Once installed, each time a .xlsx file is accessed, the library xlsx must be called
For data input
library("xlsx")
x_dataFrame <- read.xlsx("myXlsxIn.xlsx", sheetName="mySheet")
#x_dataFrame
Please note that:
- The xlsx package needs to be already installed once in a computer
- The library xlsx must be called
- myXlsxIn.xlsx is the name of the excel .xlsx file to be read. User should change this to his/her own file name
- mySheet is the name of the worksheet to be read. This can be the name of the sheet, or a number (without the quotes) counting from 1
- When testing, uncomment the last command (remove #) to see if the correct data has been read
For output of an object such as a dataframe to an excel workbook (.xlsx)
lbrary("xlsx")
write.xlsx2(x_dataFrame, "myXlsxOut.xlsx", sheetName = "mySheet",
row.names = FALSE, append=TRUE)
Please Note that:
- The package xlsx must be pre-installed and is called
- x_dataFrame is a dataframe to be saved to file, a table with columns and rows.
- myXlsxOut.xlsx is the name of the excel workbook to be saved to. Users should change this to his/her own file name
- mySheet is the name of the sheet to save the data to
- If row.names= False is not used, then a first column containing row number will be included
- If the file pre-exists, it must be closed. Attempt to write to an open file will crash the program
- If the append option is FALSE, any existing file containing a wroksheet with the same name will be overwritten
If the append option is TRUE and no worksheet with the same name exists, a new worksheet with the name will be created and the data written to it
If the append option is TRUE and a worksheet with the same name already exists, write to the worksheet will fail and the program crashes
Creating a report of analysis using Knit
RStudio provides an utility which will run the codes in the source panel, and provides all the results in a file, which can be a html, Word, or pdf file. To do so, the package markdown must be pre-installed using the code
install.packages("rmarkdown").
Once a set of R codes are tested and found to be satisfactory, at the menu bar on the top of RStudio,
click File->Knit Document
select type of file, msWord is recommended as this is the easiest to edit afterwards
The file will be created including all codes, results, and graphics. The user can then edit and improve on this as he/she thinks appropriate.

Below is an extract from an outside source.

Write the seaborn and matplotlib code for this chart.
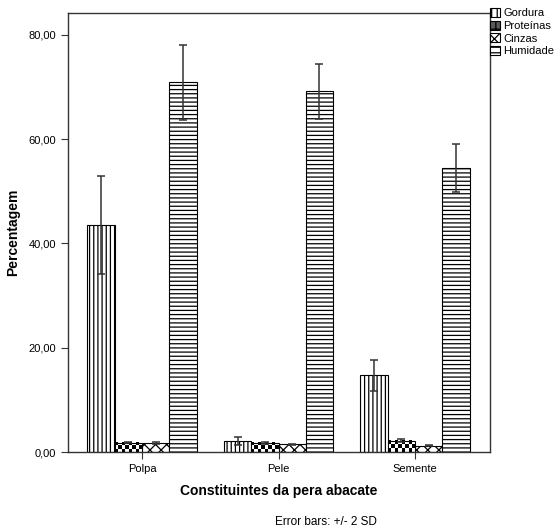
import numpy as np
import pandas as pd
import seaborn as sns
import matplotlib.pyplot as plt
from matplotlib.patches import Patch
from matplotlib.ticker import FuncFormatter

# -----------------------------
# Data
# -----------------------------
parts = ['Polpa', 'Pele', 'Semente']
components = ['Gordura', 'Proteínas', 'Cinzas', 'Humidade']

gordura = [43.5, 2.1, 14.7]
proteinas = [1.8, 1.8, 2.2]
cinzas = [1.7, 1.5, 1.2]
humidade = [70.9, 69.2, 54.4]

# half length of the error bar (2 SD)
gordura_err = [9.4, 0.8, 3.0]
proteinas_err = [0.15, 0.2, 0.3]
cinzas_err = [0.25, 0.1, 0.1]
humidade_err = [7.2, 5.3, 4.6]

values = [gordura, proteinas, cinzas, humidade]
errors = [gordura_err, proteinas_err, cinzas_err, humidade_err]

df = pd.DataFrame({
    'parte': np.tile(parts, len(components)),
    'componente': np.repeat(components, len(parts)),
    'valor': np.concatenate(values),
})

# -----------------------------
# Plot
# -----------------------------
sns.set_style('ticks')
plt.rcParams['font.family'] = ['Liberation Sans', 'DejaVu Sans']
plt.rcParams['hatch.linewidth'] = 0.9
plt.rcParams['text.color'] = 'black'
plt.rcParams['axes.labelcolor'] = 'black'
plt.rcParams['xtick.labelcolor'] = 'black'
plt.rcParams['ytick.labelcolor'] = 'black'

fig = plt.figure(figsize=(5.54, 5.28), dpi=100)
ax = fig.add_axes([0.1227, 0.1439, 0.7618, 0.8315])

sns.barplot(data=df, x='parte', y='valor', hue='componente', order=parts,
            hue_order=components, palette=['white'] * 4, saturation=1,
            errorbar=None, edgecolor='black', linewidth=0.8, legend=False, ax=ax)

ax.set_xlim(-0.542, 2.549)
ax.set_ylim(0, 84.2)

hatches = ['||||', None, 'xxx', '----']
for cont, h, err in zip(ax.containers, hatches, errors):
    xs = []
    for bar in cont:
        if h is not None:
            bar.set_hatch(h)
        xs.append(bar.get_x() + bar.get_width() / 2)
    hs = [bar.get_height() for bar in cont]
    ax.errorbar(xs, hs, yerr=err, fmt='none', ecolor='#333333',
                elinewidth=1.1, capsize=3, capthick=1.1, zorder=5)

# checkerboard fill for Proteinas
for bar in ax.containers[1]:
    x0, w, h = bar.get_x(), bar.get_width(), bar.get_height()
    p0 = ax.transData.transform((x0, 0))
    p1 = ax.transData.transform((x0 + w, h))
    ncol = max(1, int(round((p1[0] - p0[0]) / 3.6)))
    nrow = max(1, int(round((p1[1] - p0[1]) / 3.6)))
    board = np.indices((nrow, ncol)).sum(axis=0) % 2
    ax.imshow(board, cmap='gray', extent=[x0, x0 + w, 0, h], origin='lower',
              aspect='auto', interpolation='nearest', zorder=1.5)
    bar.set_facecolor('none')
    bar.set_zorder(3)

ax.set_xlim(-0.542, 2.549)
ax.set_ylim(0, 84.2)
ax.set_yticks([0, 20, 40, 60, 80])
ax.yaxis.set_major_formatter(FuncFormatter(lambda v, p: f'{v:.2f}'.replace('.', ',')))
ax.tick_params(labelsize=8, length=5, width=0.8, color='#333333')

for s in ax.spines.values():
    s.set_visible(True)
    s.set_linewidth(1.0)
    s.set_color('#333333')

ax.set_xlabel('Constituintes da pera abacate', fontsize=10, fontweight='bold', labelpad=7)
ax.set_ylabel('Percentagem', fontsize=10, fontweight='bold', labelpad=6)

handles = [
    Patch(facecolor='white', edgecolor='black', hatch='|||', linewidth=0.8),
    Patch(facecolor='0.35', edgecolor='black', hatch='++', linewidth=0.8),
    Patch(facecolor='white', edgecolor='black', hatch='xxx', linewidth=0.8),
    Patch(facecolor='white', edgecolor='black', hatch='---', linewidth=0.8),
]
fig.legend(handles, components, loc='upper left', bbox_to_anchor=(0.884, 0.985),
           frameon=False, fontsize=8, borderpad=0, borderaxespad=0,
           handlelength=0.9, handleheight=0.9, handletextpad=0.3,
           labelspacing=0.2)

fig.text(0.589, 0.011, 'Error bars: +/- 2 SD', fontsize=8.5, ha='center', va='center')

fig.savefig('out.png', dpi=100)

Please note: The knit program is quite temperamental, and have the following problems
- It can be incompatible with some other packages, especially those that read or write to files or produce graphics. The program merely crashes without too much explanation. An example is that knit will crash when trying to read from or write to excel worksheets.
- In some graphics programs, the labeling for the axis may be misplaced or absent in the report file
These are problems encountered so far, but there may be more.